The project’s roadmap is open and explicit. Future work documented in the repository covers algorithmic execution strategies (TWAP, VWAP, POV, implementation shortfall), additional execution algorithms (smart order routing, iceberg, bracket and OCO orders), additional trading strategies (multi-instrument and adaptive market making, statistical arbitrage and pairs trading, funding-rate arbitrage, basis arbitrage, microstructure mean reversion), additional venue integrations beyond Coinbase, and infrastructure additions like queue-position estimation views and dual-execution shadow mode. Each future capability arrives with the same evidence discipline as the existing platform: spec, implementation plan, task cards, tests, benchmarks, deterministic replay coverage, simulator coverage, and preflight gates. Nothing is “supported” until it has all of them.

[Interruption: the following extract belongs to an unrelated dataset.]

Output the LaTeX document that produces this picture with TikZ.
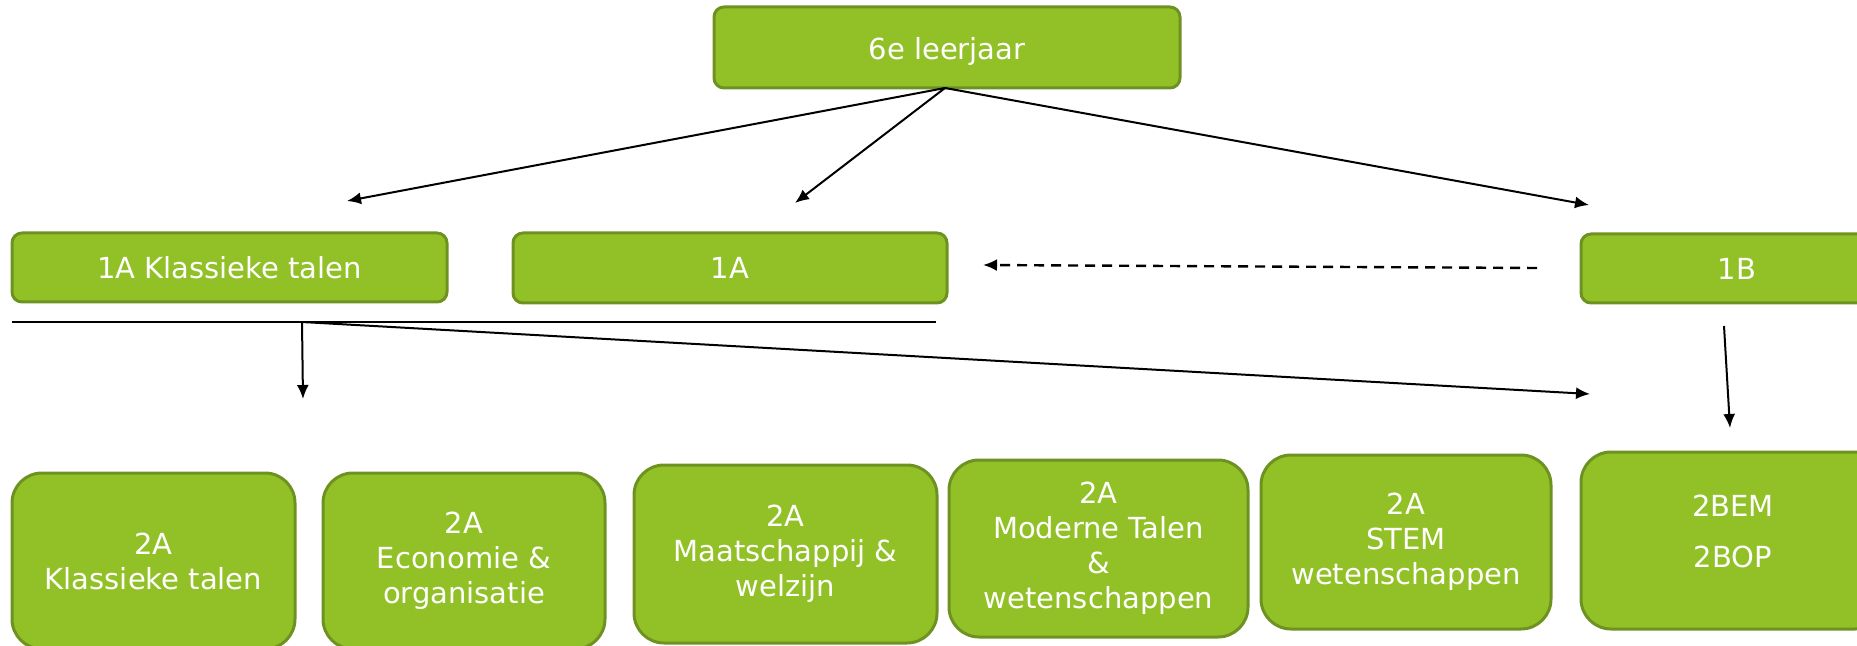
\documentclass[tikz,border=0pt]{standalone}
\usepackage{fontspec}
\setmainfont{DejaVu Sans}
\usetikzlibrary{arrows.meta}
\definecolor{boxfill}{HTML}{92C127}
\definecolor{boxline}{HTML}{6E9222}
\begin{document}
\begin{tikzpicture}[x=0.5pt,y=-0.5pt,
  gbox/.style={draw=boxline,fill=boxfill,line width=1.5pt,rounded corners=5pt,
    text=white,font=\fontsize{14.5}{17.5}\selectfont,align=center,inner sep=0pt},
  bbox/.style={gbox,rounded corners=15pt},
  conn/.style={line width=1pt,-{Latex[length=7pt,width=6pt]}},
  plain/.style={line width=1pt}]
\useasboundingbox (0,0) rectangle (1857,646);
% top
\node[gbox,minimum width=233pt,minimum height=40.5pt] (top) at (947,47.5) {\raisebox{-6pt}[0pt][0pt]{6e leerjaar}};
% first row
\node[gbox,minimum width=217.5pt,minimum height=34.5pt] (kt) at (229.5,267.5) {1A Klassieke talen};
\node[gbox,minimum width=217pt,minimum height=35pt] (a1) at (730,268) {1A};
\node[gbox,minimum width=156pt,minimum height=34.5pt] (b1) at (1737,268.5) {1B};
% bottom row
\node[bbox,minimum width=141.5pt,minimum height=88pt] (c1) at (153.5,561) {2A\\Klassieke talen};
\node[bbox,minimum width=141pt,minimum height=88pt] (c2) at (464,561) {2A\\Economie \&\\organisatie};
\node[bbox,minimum width=151.5pt,minimum height=89pt] (c3) at (785.5,554) {2A\\Maatschappij \&\\welzijn};
\node[bbox,minimum width=149.5pt,minimum height=88.5pt] (c4) at (1098.5,548.5) {2A\\Moderne Talen\\\&\\wetenschappen};
\node[bbox,minimum width=145pt,minimum height=87pt] (c5) at (1406,542) {2A\\STEM\\wetenschappen};
\node[bbox,minimum width=152pt,minimum height=88.5pt] (c6) at (1733,540.5) {\raisebox{-1pt}[0pt][0pt]{\begin{tabular}{@{}c@{}}2BEM\\[8pt]2BOP\end{tabular}}};
% free ends
\coordinate (tp) at (945,88);
\coordinate (e1) at (347,201);
\coordinate (e2) at (795,203);
\coordinate (e3) at (1589,205);
\coordinate (hl1) at (12,322);
\coordinate (hl2) at (936,322);
\coordinate (br) at (302,322);
\coordinate (d1) at (303,399);
\coordinate (d2) at (1590,394);
\coordinate (s1) at (1724,326);
\coordinate (s2) at (1730,428);
\coordinate (ds) at (1537,268);
\coordinate (de) at (983,265);
% connectors
\draw[conn] (tp) -- (e1);
\draw[conn] (tp) -- (e2);
\draw[conn] (tp) -- (e3);
\draw[plain] (hl1) -- (hl2);
\draw[conn] (br) -- (d1);
\draw[conn] (br) -- (d2);
\draw[conn] (s1) -- (s2);
\draw[conn,dashed,dash pattern=on 5pt off 3.5pt,line width=1.2pt] (ds) -- (de);
\end{tikzpicture}
\end{document}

NitroJEx is open source and under active development. The full source, specifications, implementation plans, migration notes, and release-evidence bundles are available at github.com/rueishi/nitroj-exchange. Engineers working on similar problems are welcome to engage — through issues, discussions, or contributions. The project is most useful as a public artifact that documents how these patterns fit together; the more eyes on the architecture, the better that artifact gets.

Get the structural choices right early. Document them honestly. Prove them with evidence. The rest of the work has somewhere solid to stand.